A protest with no goal is not going to end with results. A bunch of people in a park with no specific, coherent demands and no real plan of action is not going to command the attention of anyone in a position to effect change. Down with the establishment, full stop is not a viable protest platform. For all the nods in the rhetoric to the Arab spring, the American protesters' attention seems to have shifted before they noticed that the protests in Egypt may have accidentally made things worse. That's not to say that the Egyptian uprising shouldn't have happened. It should have. Mubarak was a kleptocrat and a maniacal dictator. And it's not to say that the current protests shouldn't happen. They should. The big banks, with government collusion, have wrecked our livelihoods and the basic sense of equal justice under the law that we still like to think is our birthright. It's simply to say that down with the establishment is a meaningless proposition when it is not coupled with an idea of what should go up in its place.

So, to the protesters: When you get that figured out, I'll be marching and getting arrested right there with you. But until then, please, I'd just like the park back.


Edited on 10/20/11 to add: I can't even tell for sure if this is a sincere aspect of the protest or whether it is an elaborate performance or satire, but assuming for a moment the former,  if an offshoot movement is protesting museums' limited purchasing repertoire from amongst current working artists as a form of cultural oppression, then why, oh why, are they "occupying" a museum that doesn't have a contemporary art collection? I'm utterly done waiting for this protest to start being sensible.


1 comment:

  1. Two things: Yes, there is not a coherent demand coming from the protests - yet - and while I respect your right to want to withhold judgment and not join them until they do, I think it is a mistake to think that this is a good reason to dismiss them or believe that they are naive.

    These protests are anti-hierarchical by design -- they are specifically aimed at the abuse of the individual by those in power, and so they abjure leader-driven structures of power for their own organization.
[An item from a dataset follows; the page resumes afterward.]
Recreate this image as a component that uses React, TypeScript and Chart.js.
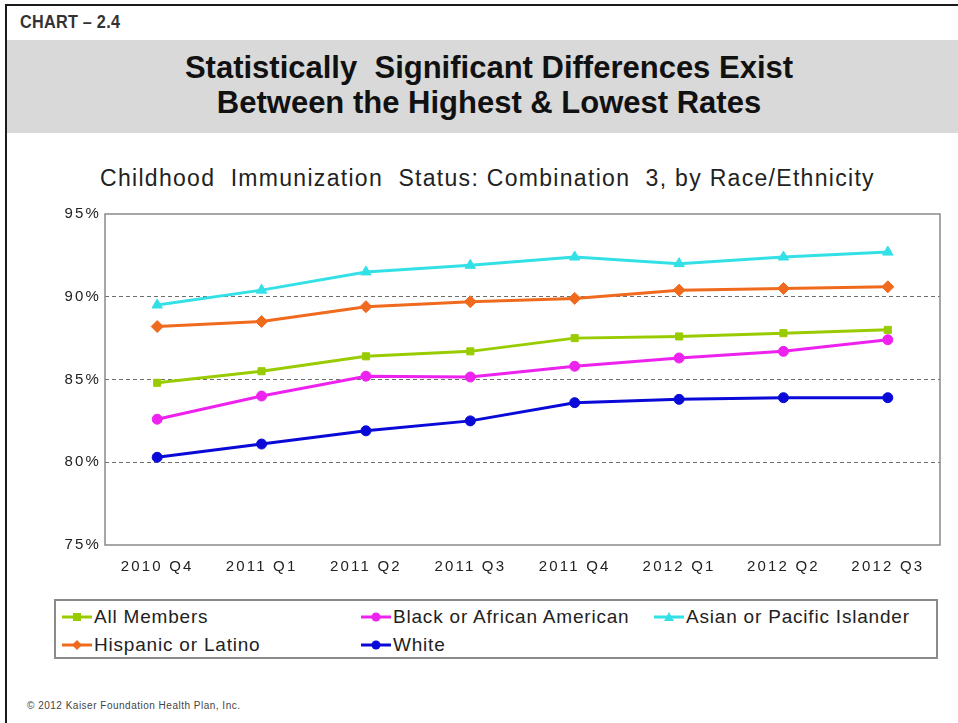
import React, { useEffect, useRef } from "react";
import { Chart, registerables } from "chart.js";

Chart.register(...registerables);

const categories = ["2010 Q4", "2011 Q1", "2011 Q2", "2011 Q3", "2011 Q4", "2012 Q1", "2012 Q2", "2012 Q3"];
const allMembers = [84.8, 85.5, 86.4, 86.7, 87.5, 87.6, 87.8, 88.0];
const blackAfricanAmerican = [82.6, 84.0, 85.2, 85.15, 85.8, 86.3, 86.7, 87.4];
const asianPacificIslander = [89.5, 90.4, 91.5, 91.9, 92.4, 92.0, 92.4, 92.7];
const hispanicLatino = [88.2, 88.5, 89.4, 89.7, 89.9, 90.4, 90.5, 90.6];
const white = [80.3, 81.1, 81.9, 82.5, 83.6, 83.8, 83.9, 83.9];
const yTicks = [75, 80, 85, 90, 95];

const series = [
  { label: "All Members", data: allMembers, color: "#99CC00", shape: "rect", radius: 5 },
  { label: "Black or African American", data: blackAfricanAmerican, color: "#EE22EE", shape: "circle", radius: 5 },
  { label: "Asian or Pacific Islander", data: asianPacificIslander, color: "#33E0E6", shape: "triangle", radius: 6 },
  { label: "Hispanic or Latino", data: hispanicLatino, color: "#F06A1E", shape: "rectRot", radius: 6 },
  { label: "White", data: white, color: "#0A0AD8", shape: "circle", radius: 5 },
];

const legendPos = [
  { x: 62, y: 617 },
  { x: 361, y: 617 },
  { x: 654, y: 617 },
  { x: 62, y: 645 },
  { x: 361, y: 645 },
];

const sans = '"Liberation Sans", Arial, sans-serif';

function Marker({ shape, color }: { shape: string; color: string }) {
  let m: any = null;
  if (shape === "rect") m = <rect x={11} y={5} width={8} height={8} fill={color} />;
  else if (shape === "circle") m = <circle cx={15} cy={9} r={4.5} fill={color} />;
  else if (shape === "triangle") m = <polygon points="15,4 20,13 10,13" fill={color} />;
  else m = <polygon points="15,4 20,9 15,14 10,9" fill={color} />;
  return (
    <svg width={30} height={18} style={{ display: "block" }}>
      <line x1={0} y1={9} x2={30} y2={9} stroke={color} strokeWidth={3} />
      {m}
    </svg>
  );
}

export default function App() {
  const ref = useRef<HTMLCanvasElement>(null);
  useEffect(() => {
    if (!ref.current) return;
    const frame = {
      id: "frame",
      beforeDraw(chart: any) {
        chart.ctx.letterSpacing = "2.2px";
      },
      beforeDatasetsDraw(chart: any) {
        chart.ctx.letterSpacing = "0px";
        const { ctx, chartArea: a } = chart;
        ctx.save();
        ctx.strokeStyle = "#8a8a8a";
        ctx.lineWidth = 1.5;
        ctx.strokeRect(a.left, a.top, a.right - a.left, a.bottom - a.top);
        ctx.restore();
      },
    };
    const chart = new Chart(ref.current, {
      type: "line",
      data: {
        labels: categories,
        datasets: series.map((s) => ({
          label: s.label,
          data: s.data,
          borderColor: s.color,
          backgroundColor: s.color,
          borderWidth: 3,
          pointStyle: s.shape as any,
          pointRadius: s.radius,
          pointBorderWidth: 1,
          tension: 0,
          fill: false,
        })),
      },
      options: {
        animation: false,
        responsive: false,
        devicePixelRatio: 1,
        layout: { padding: { top: 24, right: 18, left: 0, bottom: 0 } },
        plugins: { legend: { display: false }, title: { display: false }, tooltip: { enabled: false } },
        scales: {
          x: {
            offset: true,
            grid: { display: false, drawTicks: false },
            border: { display: false },
            ticks: { color: "#222", font: { family: sans, size: 15 }, padding: 13, maxRotation: 0 },
            afterFit: (s: any) => { s.height = 45; },
          },
          y: {
            min: 75,
            max: 95,
            afterBuildTicks: (s: any) => { s.ticks = yTicks.map((v) => ({ value: v })); },
            grid: {
              drawTicks: false,
              color: (c: any) => (c.tick && c.tick.value > 75 && c.tick.value < 95 ? "#6e6e6e" : "rgba(0,0,0,0)"),
              lineWidth: 1,
            },
            border: { display: false, dash: [4, 3] },
            ticks: {
              color: "#222",
              font: { family: sans, size: 15 },
              padding: 4,
              callback: (v: any) => v + "%",
            },
            afterFit: (s: any) => { s.width = 105; },
          },
        },
      },
      plugins: [frame],
    });
    return () => chart.destroy();
  }, []);

  return (
    <div style={{ position: "fixed", left: 0, top: 0, width: 958, height: 723, background: "#fff", overflow: "hidden" }}>
      <div style={{ position: "absolute", left: 5, top: 4, width: 953, height: 2, background: "#1a1a1a" }} />
      <div style={{ position: "absolute", left: 5, top: 4, width: 2, height: 719, background: "#1a1a1a" }} />
      <div style={{ position: "absolute", left: 20, top: 10, fontFamily: sans, fontWeight: "bold", fontSize: 18, color: "#333", lineHeight: "24px", whiteSpace: "nowrap", transform: "scaleX(0.9)", transformOrigin: "0 50%", letterSpacing: "0.3px" }}>
        CHART – 2.4
      </div>
      <div style={{ position: "absolute", left: 7, top: 40, width: 951, height: 93, background: "#d9d9d9" }} />
      <div style={{ position: "absolute", left: 0, top: 50, width: 978, textAlign: "center", fontFamily: sans, fontWeight: "bold", fontSize: 31, lineHeight: "35px", color: "#111" }}>
        <div>Statistically&nbsp; Significant Differences Exist</div>
        <div>Between the Highest &amp; Lowest Rates</div>
      </div>
      <div style={{ position: "absolute", left: 100, top: 164, fontFamily: sans, fontSize: 23, lineHeight: "28px", color: "#222", whiteSpace: "pre", letterSpacing: "1.3px" }}>
        {"Childhood  Immunization  Status: Combination  3, by Race/Ethnicity"}
      </div>
      <canvas ref={ref} width={958} height={400} style={{ position: "absolute", left: 0, top: 190, width: 958, height: 400 }} />
      <div style={{ position: "absolute", left: 54, top: 599, width: 880, height: 56, border: "2px solid #8a8a8a" }} />
      {series.map((s, i) => (
        <div key={s.label} style={{ position: "absolute", left: legendPos[i].x, top: legendPos[i].y - 12, height: 24, display: "flex", alignItems: "center", fontFamily: sans, fontSize: 19, color: "#222", letterSpacing: "0.8px", whiteSpace: "nowrap" }}>
          <Marker shape={s.shape} color={s.color} />
          <span style={{ marginLeft: 2 }}>{s.label}</span>
        </div>
      ))}
      <div style={{ position: "absolute", left: 27, top: 700, fontFamily: sans, fontSize: 10, color: "#444", letterSpacing: "0.5px" }}>
        © 2012 Kaiser Foundation Health Plan, Inc.
      </div>
    </div>
  );
}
Decisions are being made by consensus rather than by leaders or even by majority votes. This necessarily means that things move slowly, are decided slowly, but it is an integral part of the community and (dare I say it) the political movement that is slowly forming down there.

    And this is not to say that there are not concrete demands being made. The protesters have released a consensus-created statement of principles, and are working on more focused demands. Meanwhile, a Forbes poll of the protests has found that the overwhelming majority of the protesters agree on several specific things that should be done, including debt relief, the overturning of the supreme court decision that allows corporations to be regarded as people, and the reinstatement of the Glass-Steagall Act of 1933 that separates commercial and investment banking activities (and whose repeal arguably led to the current crisis).

    Again, I completely respect your right to distance yourself from the movement and to judge it based on its results rather than its beginnings. Take your time: I'm pretty sure that, absent more direct police action, they have no intention of going anywhere anytime soon. But if you are really curious as to what is happening there, I do urge you to come to Zuccotti Park -- where there is little chance of being arrested, at least when there is no march going on -- and see "horizontal" democracy in action.